Twitchell worked for Charles Richard Crane, investigating water potential of Yemen. While the expedition found little in the way of commercial mining opportunities, Twitchell did conduct agricultural experiments and convinced the King to begin construction of a road system in the country. The expedition lasted six months,, and was followed by a second expedition of similar length in 1929, and a third trip in 1931, during which Twitchell oversaw construction of a major bridge.

In 1932, Crane was invited by King Ibn Saud to come to Saudi Arabia. The King was aware of the work in Yemen, and interested in replicating it in his country, especially the efforts to locate water supplies. Crane then employed Twitchell to investigate the water prospects in Ibn Saud's Saudi Arabia. Twitchell arrived with his wife in Jedda in mid-1932. After a grand meeting and feast with Ibn Saud, Twitchell set out to explore the Hejaz area in search of water. Despite traveling some 1300 miles within this region, in April 1933, Twitchell determined no prospects for an artesian aquifer existed beneath the desert. However, he had noticed evidence of ancient Roman and Israelite mines, which suggested to him that there was potential for mining gold and possibly even finding oil. Saudi Arabia's finance minister, Sheik Abdulla Suliman Al Hamdan, grasped the implications of the oil possibilities, and sent Twitchell back out to travel eastward towards the Persian Gulf. In the course of this exploration, Twitchell became the first American to cross Saudi Arabia.

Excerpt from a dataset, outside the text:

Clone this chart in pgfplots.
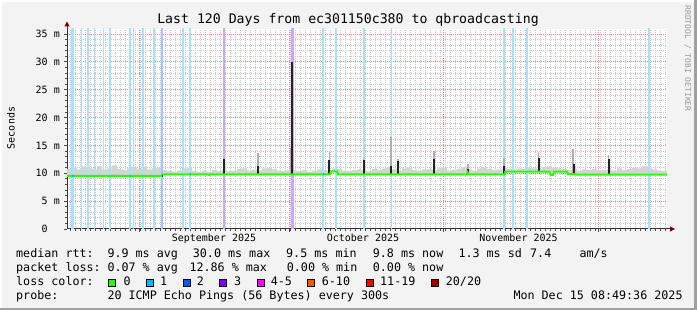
\documentclass[border=0pt]{standalone}
\usepackage{fontspec}
\setmainfont{DejaVu Sans Mono}
\setmonofont{DejaVu Sans Mono}
\usepackage{pgfplots}
\usepackage{pgfplotstable}
\pgfplotsset{compat=1.18}
\usepgfplotslibrary{fillbetween}
\usetikzlibrary{arrows.meta}

\definecolor{bgcol}{RGB}{243,243,243}
\pagecolor{bgcol}
\definecolor{shadow}{RGB}{160,160,160}
\definecolor{arrowred}{RGB}{128,0,0}
\definecolor{gridred}{RGB}{245,135,135}
\definecolor{gridgray}{RGB}{200,200,200}
\definecolor{lc0}{RGB}{38,255,0}
\definecolor{lc1}{RGB}{0,184,255}
\definecolor{lc2}{RGB}{0,89,255}
\definecolor{lc3}{RGB}{126,0,255}
\definecolor{lc4}{RGB}{255,0,255}
\definecolor{lc6}{RGB}{255,85,0}
\definecolor{lc11}{RGB}{255,0,0}
\definecolor{lc20}{RGB}{161,0,0}
\definecolor{loss1bar}{RGB}{168,226,250}
\definecolor{loss2bar}{RGB}{165,196,250}
\definecolor{loss3bar}{RGB}{200,168,250}
\definecolor{smokecol}{RGB}{212,212,212}
\definecolor{smokedark}{RGB}{175,175,175}
\definecolor{spikecol}{RGB}{35,35,35}

\newcommand{\lgfont}{\fontsize{11.7}{14}\selectfont}
\newcommand{\axfont}{\fontsize{10}{12}\selectfont}
\newcommand{\ttlfont}{\fontsize{13.2}{15}\selectfont}

% median round-trip time (ms), x in days from start of window
\pgfplotstableread{
x y
0 9.55
5.3 9.55
5.5 9.45
5.8 9.55
19.0 9.55
19.1 9.8
28.2 9.8
28.4 9.7
28.7 9.8
52.6 9.8
52.8 10.35
54.0 10.35
54.2 9.8
80.0 9.8
80.1 10.2
80.5 9.8
87.6 9.8
87.8 10.3
96.5 10.3
96.7 9.7
97.2 9.7
97.4 10.3
100.0 10.3
100.2 9.85
101.7 9.85
101.9 9.75
120 9.75
}\mediantab

% upper edge of the smoke (ms), one value per day
\pgfplotstableread{
x y
0 10.8
1 11.0
2 10.7
3 11.2
4 10.9
5 10.8
6 11.3
7 10.7
8 10.9
9 11.4
10 10.8
11 10.6
12 10.9
13 11.1
14 10.8
15 11.2
16 10.7
17 10.9
18 11.0
19 10.6
20 10.4
21 10.3
22 10.5
23 10.9
24 11.0
25 10.4
26 10.3
27 10.5
28 10.3
29 10.6
30 10.4
31 10.6
32 10.4
33 10.5
34 10.8
35 10.9
36 10.5
37 10.6
38 10.5
39 10.9
40 11.0
41 10.7
42 10.5
43 10.4
44 10.6
45 10.5
46 10.4
47 10.6
48 10.3
49 10.5
50 10.7
51 10.6
52 10.4
53 10.9
54 10.8
55 10.5
56 10.4
57 10.6
58 10.7
59 10.5
60 10.4
61 10.8
62 10.6
63 10.9
64 11.1
65 10.7
66 10.5
67 10.9
68 11.0
69 10.6
70 10.5
71 10.7
72 10.8
73 10.6
74 10.9
75 11.0
76 10.5
77 10.6
78 10.8
79 11.1
80 10.7
81 10.5
82 10.9
83 11.1
84 10.8
85 10.6
86 10.7
87 10.9
88 10.8
89 10.7
90 10.9
91 10.8
92 11.0
93 10.9
94 10.8
95 11.1
96 11.3
97 11.0
98 10.9
99 10.8
100 10.6
101 10.8
102 10.5
103 10.7
104 10.6
105 10.8
106 10.5
107 10.6
108 10.7
109 10.5
110 10.9
111 10.6
112 10.8
113 11.0
114 10.9
115 11.3
116 11.0
117 10.7
118 10.5
119 10.4
120 10.4
}\smoketab

\begin{document}%
\begin{tikzpicture}
\fill[white] (0pt,308pt) rectangle (697pt,310pt);
\fill[white] (0pt,0pt) rectangle (2pt,310pt);
\fill[shadow] (0pt,0pt) rectangle (697pt,2pt);
\fill[shadow] (694pt,0pt) rectangle (697pt,310pt);

\begin{axis}[
  at={(67pt,81pt)}, anchor=south west,
  scale only axis, width=600pt, height=200pt,
  xmin=0, xmax=120, ymin=0, ymax=35.9,
  axis x line=bottom, axis y line=left,
  axis background/.style={fill=white},
  x axis line style={black!80, line width=1pt, -{Triangle[width=5pt,length=5pt,color=arrowred]}, shorten >=-8pt},
  y axis line style={black!80, line width=1pt, -{Triangle[width=5pt,length=5pt,color=arrowred]}, shorten >=-7.5pt},
  xtick={14.4,44.4,75.3,106.2}, xticklabels={,,,},
  minor xtick={0.632,1.632,...,119.632},
  ytick={0,5,...,35},
  yticklabels={0\phantom{\ m},5 m,10 m,15 m,20 m,25 m,30 m,35 m},
  minor y tick num=4,
  grid=both,
  major grid style={draw=gridred, line width=1pt, dash pattern=on 1pt off 1pt},
  minor grid style={draw=gridgray, line width=1pt, dash pattern=on 1pt off 1pt},
  tick align=outside, major tick length=3pt, minor tick length=2pt,
  tick style={black!70, line width=0.8pt},
  extra x ticks={29.4,59.2,90.3},
  extra x tick labels={September 2025,October 2025,November 2025},
  extra x tick style={grid=none, major tick length=0pt},
  tick label style={font=\axfont},
  yticklabel style={anchor=east, inner sep=0pt, xshift=-4pt},
  xticklabel style={anchor=north, inner sep=0pt, yshift=-4.4pt},
  unbounded coords=jump,
]
% loss bars, full height
\addplot[loss1bar, line width=1.4pt, forget plot] coordinates {
 (2.9,0) (2.9,40) (2.9,nan)
 (5.5,0) (5.5,40) (5.5,nan)
 (7.3,0) (7.3,40) (7.3,nan)
 (8.6,0) (8.6,40) (8.6,nan)
 (13.3,0) (13.3,40) (13.3,nan)
 (15.2,0) (15.2,40) (15.2,nan)
 (17.4,0) (17.4,40) (17.4,nan)
 (23.2,0) (23.2,40) (23.2,nan)
 (53.8,0) (53.8,40) (53.8,nan)
 (59.4,0) (59.4,40) (59.4,nan)
 (64.9,0) (64.9,40) (64.9,nan)
 (87.4,0) (87.4,40) (87.4,nan)
 (89.2,0) (89.2,40) (89.2,nan)
 (92.0,0) (92.0,40) (92.0,nan)
 (116.4,0) (116.4,40)
};
\addplot[loss1bar, line width=2.6pt, forget plot] coordinates {
 (1.14,0) (1.14,40) (1.14,nan)
 (4.2,0) (4.2,40) (4.2,nan)
 (12.6,0) (12.6,40) (12.6,nan)
 (24.6,0) (24.6,40) (24.6,nan)
 (51.2,0) (51.2,40)
};
\addplot[loss2bar, line width=1.6pt, forget plot] coordinates {(19.0,0) (19.0,40)};
\addplot[loss3bar, line width=1.4pt, forget plot] coordinates {(31.4,0) (31.4,40)};
\addplot[loss3bar, line width=2.2pt, forget plot] coordinates {(45.1,0) (45.1,40)};

% smoke
\addplot[const plot, draw=none, name path=smU, forget plot] table {\smoketab};
\addplot[draw=none, name path=smL, forget plot] table {\mediantab};
\addplot[smokecol, forget plot] fill between[of=smU and smL];

% lighter spikes of the smoke
\addplot[smokedark, line width=1.5pt, forget plot] coordinates {
 (31.3,9.8) (31.3,12.8) (31.3,nan)
 (38.2,9.8) (38.2,13.7) (38.2,nan)
 (44.7,9.8) (44.7,14.5) (44.7,nan)
 (52.5,9.8) (52.5,14.0) (52.5,nan)
 (59.3,9.8) (59.3,12.8) (59.3,nan)
 (64.8,9.8) (64.8,16.6) (64.8,nan)
 (66.2,9.8) (66.2,12.6) (66.2,nan)
 (73.4,9.8) (73.4,14.0) (73.4,nan)
 (80.2,9.8) (80.2,11.6) (80.2,nan)
 (87.4,9.8) (87.4,12.8) (87.4,nan)
 (94.3,10.3) (94.3,13.9) (94.3,nan)
 (101.2,9.8) (101.2,14.3) (101.2,nan)
 (108.3,9.8) (108.3,13.2)
};
% dark spikes
\addplot[spikecol, line width=2pt, forget plot] coordinates {
 (31.3,9.8) (31.3,12.5) (31.3,nan)
 (38.2,9.8) (38.2,11.3) (38.2,nan)
 (44.9,9.8) (44.9,30.0) (44.9,nan)
 (52.4,9.8) (52.4,12.4) (52.4,nan)
 (59.3,9.8) (59.3,12.4) (59.3,nan)
 (64.8,9.8) (64.8,11.3) (64.8,nan)
 (66.2,9.8) (66.2,12.2) (66.2,nan)
 (73.3,9.8) (73.3,12.6) (73.3,nan)
 (80.2,9.8) (80.2,10.7) (80.2,nan)
 (87.4,9.8) (87.4,11.3) (87.4,nan)
 (94.3,10.3) (94.3,12.8) (94.3,nan)
 (101.3,9.85) (101.3,11.6) (101.3,nan)
 (108.3,9.75) (108.3,12.5)
};
% median
\addplot[lc0, line width=2pt, forget plot] table {\mediantab};
% median segments with 1/20 loss
\addplot[lc1, line width=2pt, forget plot] coordinates {
 (1.0,9.55) (1.3,9.55) (1.3,nan)
 (12.5,9.55) (12.8,9.55) (12.8,nan)
 (24.5,9.8) (24.8,9.8) (24.8,nan)
 (51.1,9.8) (51.4,9.8) (51.4,nan)
 (87.3,10.3) (87.6,10.3)
};
\addplot[lc2, line width=2pt, forget plot] coordinates {(18.9,9.55) (19.2,9.55)};
\end{axis}

% title, axis label, watermark
\node[anchor=base, inner sep=0, font=\ttlfont] at (348pt,286pt) {Last 120 Days from ec301150c380 to qbroadcasting};
\node[anchor=base, inner sep=0, font=\axfont, rotate=90] at (14.5pt,182pt) {Seconds};
\node[anchor=base, inner sep=0, font=\fontsize{8}{9}\selectfont, text=black!40, rotate=-90] at (685pt,251.5pt) {RRDTOOL / TOBI OETIKER};

% legend lines
\begin{scope}[every node/.style={anchor=base west, inner sep=0, font=\lgfont}]
\node at (16pt,52pt) {median rtt:};
\node at (107.3pt,52pt) {9.9 ms avg};
\node at (192.7pt,52pt) {30.0 ms max};
\node at (286pt,52pt) {9.5 ms min};
\node at (372.7pt,52pt) {9.8 ms now};
\node at (458.3pt,52pt) {1.3 ms sd};
\node at (530pt,52pt) {7.4};
\node at (579.3pt,52pt) {am/s};

\node at (16pt,38.3pt) {packet loss:};
\node at (107.3pt,38.3pt) {0.07 \% avg};
\node at (189.3pt,38.3pt) {12.86 \% max};
\node at (286.7pt,38.3pt) {0.00 \% min};
\node at (372.7pt,38.3pt) {0.00 \% now};

\node at (16pt,24.3pt) {loss color:};
\node at (123.3pt,24.3pt) {0};
\node at (160pt,24.3pt) {1};
\node at (196.7pt,24.3pt) {2};
\node at (234pt,24.3pt) {3};
\node at (270.7pt,24.3pt) {4-5};
\node at (321.7pt,24.3pt) {6-10};
\node at (380pt,24.3pt) {11-19};
\node at (445.7pt,24.3pt) {20/20};

\node at (16pt,10.7pt) {probe:};
\node at (107.3pt,10.7pt) {20 ICMP Echo Pings (56 Bytes) every 300s};
\node at (513.3pt,10.7pt) {Mon Dec 15 08:49:36 2025};
\end{scope}
\begin{scope}[draw=black, line width=0.9pt]
\filldraw[fill=lc0] (108.8pt,23.8pt) rectangle ++(7pt,7pt);
\filldraw[fill=lc1] (146.2pt,23.8pt) rectangle ++(7pt,7pt);
\filldraw[fill=lc2] (183.2pt,23.8pt) rectangle ++(7pt,7pt);
\filldraw[fill=lc3] (219.8pt,23.8pt) rectangle ++(7pt,7pt);
\filldraw[fill=lc4] (257.2pt,23.8pt) rectangle ++(7pt,7pt);
\filldraw[fill=lc6] (307.2pt,23.8pt) rectangle ++(7pt,7pt);
\filldraw[fill=lc11] (366.2pt,23.8pt) rectangle ++(7pt,7pt);
\filldraw[fill=lc20] (431.5pt,23.8pt) rectangle ++(7pt,7pt);
\end{scope}
\pgfresetboundingbox
\path[use as bounding box] (0pt,0pt) rectangle (697pt,310pt);
\end{tikzpicture}%
\end{document}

Returning to the Saudi capital of Riyadh, Twitchell again met with Ibn Saud, who asked him to continue investigating the oil possibilities. This included a trip to Bahrain, where oil drilling was already in progress. Subsequently, Twitchell advised Ibn Saud to delay initiating any oil operations in Saudi Arabia until the venture in Bahrain, which was still in its early stages, produced significant results. In the meantime, Twitchell resumed exploration of the ancient gold mines. Ibn Saud preferred to work only with American investors, but Twitchell was unable to interest any American companies in the gold mining. However, while in the United States trying to line up investors for the gold exploration, Twitchell met with representatives of The Texas Company (now Texaco) and Standard Oil Company. After reviewing Twitchell's geological notes, the Standard Oil Company of California (SOCAL) retained Twitchell as a negotiator, and on 29 May 1933, SOCAL received such a concession. The exploration rights covered an area of approximately 360,000 square miles (930.000 square kilometers), and the agreement was for sixty years. An initial advance on royalties, in the form 35,000 gold sovereigns, was shipped by SOCAL to the Saudi government in July 1933, at which point Twitchell terminated his contract with the oil company and went back working on the gold mines.

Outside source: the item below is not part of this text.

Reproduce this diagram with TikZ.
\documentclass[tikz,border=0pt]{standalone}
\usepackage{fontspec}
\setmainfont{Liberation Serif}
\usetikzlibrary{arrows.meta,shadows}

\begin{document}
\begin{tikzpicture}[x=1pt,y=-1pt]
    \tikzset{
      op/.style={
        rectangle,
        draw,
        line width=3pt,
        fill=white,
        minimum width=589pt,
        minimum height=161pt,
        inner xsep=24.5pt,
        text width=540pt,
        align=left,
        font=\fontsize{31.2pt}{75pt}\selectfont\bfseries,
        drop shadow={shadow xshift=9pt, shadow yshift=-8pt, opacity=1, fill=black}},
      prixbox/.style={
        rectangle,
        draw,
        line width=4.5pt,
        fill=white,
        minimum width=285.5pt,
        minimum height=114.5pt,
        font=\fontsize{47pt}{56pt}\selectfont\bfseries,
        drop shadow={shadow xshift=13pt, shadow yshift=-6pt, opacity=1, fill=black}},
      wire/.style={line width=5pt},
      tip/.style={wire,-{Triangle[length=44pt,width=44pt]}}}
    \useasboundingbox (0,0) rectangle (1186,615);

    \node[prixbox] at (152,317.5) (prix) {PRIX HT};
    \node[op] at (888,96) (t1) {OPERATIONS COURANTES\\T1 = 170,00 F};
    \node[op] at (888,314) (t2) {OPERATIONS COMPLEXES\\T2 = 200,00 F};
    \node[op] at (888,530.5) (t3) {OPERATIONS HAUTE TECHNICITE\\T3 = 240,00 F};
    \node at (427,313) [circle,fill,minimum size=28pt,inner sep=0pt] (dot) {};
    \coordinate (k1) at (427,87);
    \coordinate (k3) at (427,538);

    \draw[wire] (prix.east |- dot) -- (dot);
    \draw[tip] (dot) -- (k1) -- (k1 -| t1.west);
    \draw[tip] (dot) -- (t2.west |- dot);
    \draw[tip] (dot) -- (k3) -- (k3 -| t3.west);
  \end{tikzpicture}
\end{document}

Twitchell was able to form a syndicate backed by English, American and Canadian investors, and Twitchell returned to Jedda in July 1934 to negotiate a concession. The process proved more complicated than he had anticipated, but an agreement was finally reached on Christmas Eve. The timing was fortuitous, as gold prices were soon raised to $35 per ounce. The area controlled by the syndicate proved to have approximately 450,000 tons of gold tailings. While the syndicate had to build virtually the entire mining and processing infrastructure, building everything from mills to roads to a shipping pier in Jedda, the project was successful. By the time the tailings were worked out in 1954, approximately $32 million worth of gold, silver and copper had been produced. This time frame included the entirety of World War II, which complicated matters considerably. Replacing equipment during the massive war equipment-building effort was extremely difficult, but Twitchell convinced the U.S. Department of State that closing the mine during the war would be viewed very negatively by the Saudi government, potentially even driving the Saudis to align with Germany, and the State Department continued authorizing the equipment until the last nine months of the war. Twitchell also served as chief of the first U.S. Agricultural Mission to Saudi Arabia, at the request of King Ibn Saud.

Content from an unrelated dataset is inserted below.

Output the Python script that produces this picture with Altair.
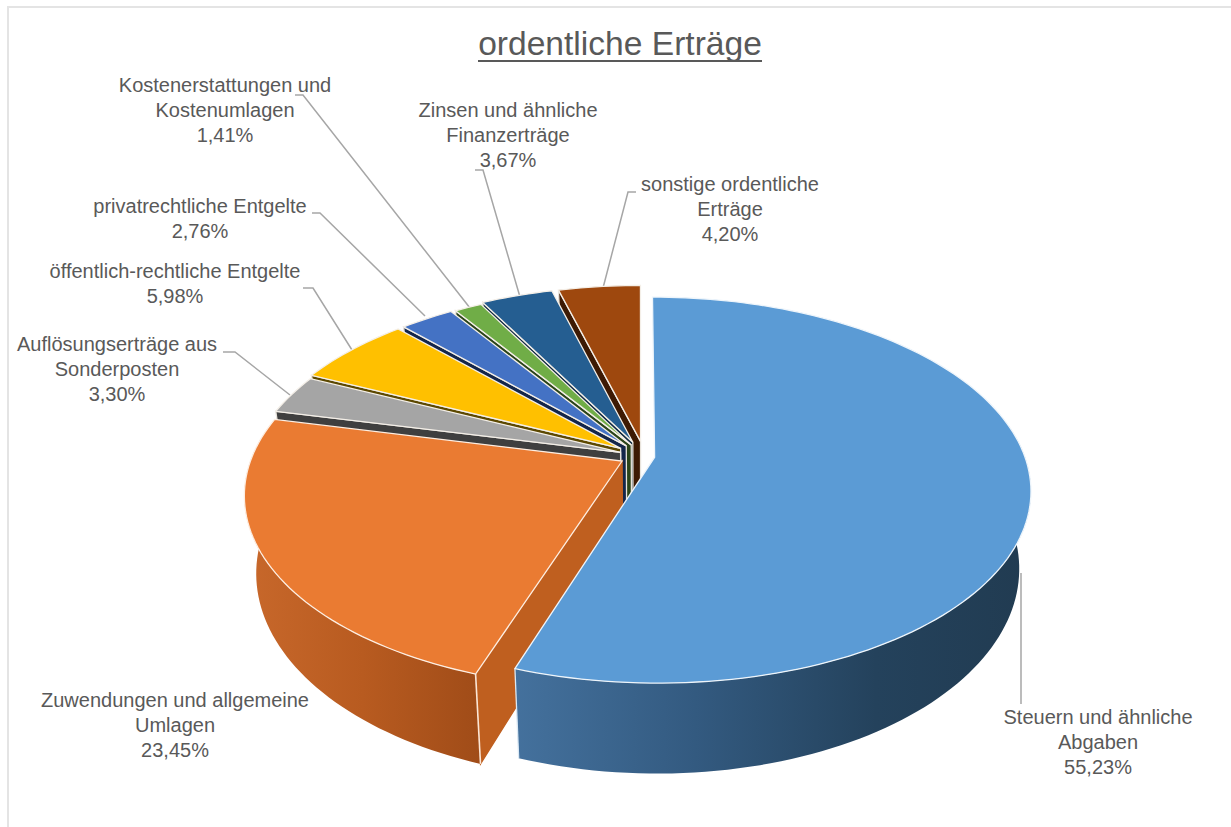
import math
import altair as alt

# Shares of ordinary income, clockwise from twelve o'clock
names = [
    "Steuern und ähnliche\nAbgaben",
    "Zuwendungen und allgemeine\nUmlagen",
    "Auflösungserträge aus\nSonderposten",
    "öffentlich-rechtliche Entgelte",
    "privatrechtliche Entgelte",
    "Kostenerstattungen und\nKostenumlagen",
    "Zinsen und ähnliche\nFinanzerträge",
    "sonstige ordentliche\nErträge",
]
shares = [55.23, 23.45, 3.30, 5.98, 2.76, 1.41, 3.67, 4.20]
title_text = "ordentliche Erträge"

# Slice styling
top_colors = ["#5b9bd5", "#ea7b32", "#a5a5a5", "#ffc000", "#4472c4", "#70ad47", "#255e91", "#9e480e"]
face_colors = ["#2f5478", "#bf5f1f", "#3f3f3f", "#5c4800", "#14264a", "#2a441a", "#0f2a42", "#3d1a04"]
explode = [0.04, 0.055, 0.06, 0.07, 0.07, 0.07, 0.08, 0.08]
drift_u = [0, 0, 0.004, 0.004, 0.006, 0.012, 0.01, 0.012]

# Tilted-disc projection
CX, CY = 640.0, 456.0
RX, RY, TILT = 370.0, 187.0, 0.17
WALL, BOTTOM_SHRINK = 75.0, 0.97
SIL_RIGHT, SIL_LEFT = 80.0, 280.0

# Label placement: first-line centres and leader polylines
label_x = [1098, 175, 117, 175, 200, 225, 508, 730]
label_y = [718, 701, 345, 272, 207, 86, 111, 185]
leaders = [
    [(1021, 573), (1021, 704)],
    [(223, 352), (235, 352), (290, 395)],
    [(303, 288), (313, 288), (352, 350)],
    [(312, 213), (320, 213), (425, 316)],
    [(295, 95), (303, 95), (470, 308)],
    [(475, 170), (483, 170), (520, 297)],
    [(636, 192), (628, 192), (603, 288)],
]
frame = [(8, 827), (8, 7), (1231, 7)]
underline = [(478, 61), (762, 61)]


def project(u, v):
    w = 1 - TILT * v
    return CX + RX * u / w, CY + RY * v / w


def lower(u, v):
    x, y = project(u, v)
    return CX + (x - CX) * BOTTOM_SHRINK, y + WALL / (1 - TILT * v)


def polygon(points, fill, stroke="none"):
    ring = [[round(x, 2), round(y, 2)] for x, y in points]
    ring.append(ring[0])
    return {"type": "Feature", "geometry": {"type": "Polygon", "coordinates": [ring]},
            "properties": {"fill": fill, "stroke": stroke}}


def line(points, stroke="#a6a6a6"):
    return {"type": "Feature",
            "geometry": {"type": "LineString", "coordinates": [[x, y] for x, y in points]},
            "properties": {"stroke": stroke}}


slices = []
running = 0.0
for share, exp, drift in zip(shares, explode, drift_u):
    t0 = running * 3.6
    running += share
    t1 = running * 3.6
    mid = math.radians((t0 + t1) / 2)
    slices.append((t0, t1, exp * math.sin(mid) + drift, -exp * math.cos(mid)))


def rim(i, a, b):
    _, _, du, dv = slices[i]
    n = max(2, int(abs(b - a) / 1.5) + 1)
    out = []
    for k in range(n + 1):
        t = math.radians(a + (b - a) * k / n)
        out.append((du + math.sin(t), dv - math.cos(t)))
    return out


def top(i, stroke):
    t0, t1, du, dv = slices[i]
    pts = [project(du, dv)] + [project(u, v) for u, v in rim(i, t0, t1)]
    return polygon(pts, top_colors[i], stroke)


def start_face(i, stroke):
    t0, _, du, dv = slices[i]
    u, v = rim(i, t0, t0 + 1)[0]
    return polygon([project(du, dv), project(u, v), lower(u, v), lower(du, dv)], face_colors[i], stroke)


def wall(i, a, b):
    arc = rim(i, a, b)
    return polygon([project(u, v) for u, v in arc] + [lower(u, v) for u, v in reversed(arc)], "none")


def corner(i, stroke):
    t0, t1, _, _ = slices[i]
    u, v = rim(i, t0, t1)[-1 if i == 0 else 0]
    return line([project(u, v), lower(u, v)], stroke)


PROJ = alt.Projection(type="identity", scale=1, translate=[0, 0])


def filled_shapes(features):
    return alt.Chart(alt.Data(values=features)).mark_geoshape(strokeWidth=1.3).encode(
        fill=alt.Fill("properties.fill:N", scale=None),
        stroke=alt.Stroke("properties.stroke:N", scale=None),
    ).project(**PROJ.to_dict())


def gradient_wall(feature, stops):
    fill = alt.LinearGradient(
        gradient="linear", x1=0, x2=1, y1=0, y2=0,
        stops=[alt.GradientStop(color=c, offset=o) for o, c in stops],
    )
    return alt.Chart(alt.Data(values=[feature])).mark_geoshape(fill=fill, stroke="#ffffff", strokeWidth=0).project(**PROJ.to_dict())


def strokes(features, width=1.5):
    return alt.Chart(alt.Data(values=features)).mark_geoshape(filled=False, strokeWidth=width).encode(
        stroke=alt.Stroke("properties.stroke:N", scale=None),
    ).project(**PROJ.to_dict())


# Back slices first, so nearer ones paint over their side faces
back = []
for i in range(7, 1, -1):
    back.append(start_face(i, "#e9e4dc"))
    back.append(top(i, "#f4efe8"))

orange_wall = wall(1, slices[1][0], SIL_LEFT)
blue_wall = wall(0, SIL_RIGHT, slices[0][1])

layers = [
    strokes([line(frame, "#e4e4e4")], 2),
    strokes([line(pts) for pts in leaders], 1.5),
    filled_shapes(back),
    filled_shapes([start_face(1, "#bf5f1f")]),
    gradient_wall(orange_wall, [(0, "#c8682b"), (0.5, "#b85b20"), (1, "#a04c18")]),
    strokes([corner(1, "#fbe6d6")], 1.6),
    filled_shapes([top(1, "#fdeee2")]),
    gradient_wall(blue_wall, [(0, "#44719d"), (0.35, "#335a80"), (0.7, "#24425c"), (1, "#213b51")]),
    strokes([corner(0, "#dbe9f5")], 1.3),
    filled_shapes([top(0, "#eef5fb")]),
]

labels = [
    {"text": f"{n}\n{s:.2f}%".replace(".", ","), "x": x, "y": y}
    for n, s, x, y in zip(names, shares, label_x, label_y)
]
label_layer = alt.Chart(alt.Data(values=labels)).mark_text(
    font="Liberation Sans", fontSize=20, color="#595959", align="center",
    baseline="middle", lineBreak="\n", lineHeight=25,
).encode(
    x=alt.X("x:Q", scale=None), y=alt.Y("y:Q", scale=None), text="text:N",
)
title_layer = alt.Chart(alt.Data(values=[{"text": title_text, "x": 620, "y": 45}])).mark_text(
    font="Liberation Sans", fontSize=33.6, color="#595959", align="center", baseline="middle",
).encode(
    x=alt.X("x:Q", scale=None), y=alt.Y("y:Q", scale=None), text="text:N",
)

chart = alt.layer(
    *layers,
    strokes([line(underline, "#595959")], 2),
    label_layer,
    title_layer,
).properties(
    width=1231, height=827, padding=0, background="white",
    autosize=alt.AutoSizeParams(type="none"),
).configure_view(stroke=None)

chart.save("out.html", embed_options={"renderer": "svg", "actions": False})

After World War II, Twitchell was involved in developing the "Seven Years Plan" in Iran and also in a diamond and gold mining operating in British Guiana. He joined the boards of directors of the Rock of Ages Corporation, a granite quarrying company based in Barre, Vermont, and also the American Eastern Corporation. He wrote a book simply titled "Saudi Arabia", published by Princeton University Press; it went through three editions and was considered a definitive description of the country for several decades. In 1955, his novel, "Keith Arnold in Mining Engineering", co-authored with Robert Wyndham, was published by Dodd, Mead and Company. Twitchell was also a long-time member of the Explorers Club and the Mining Club.

Twitchell and his wife moved to Byram, Connecticut in 1949. He died at his home on January 7, 1968. Many of his papers, photographs and collected items were donated to the Harvard Semitic Museum; more of his legacy is in the possession of Princeton University and Middlebury College, from which he received an honorary Doctor of Science degree on June 12, 1950.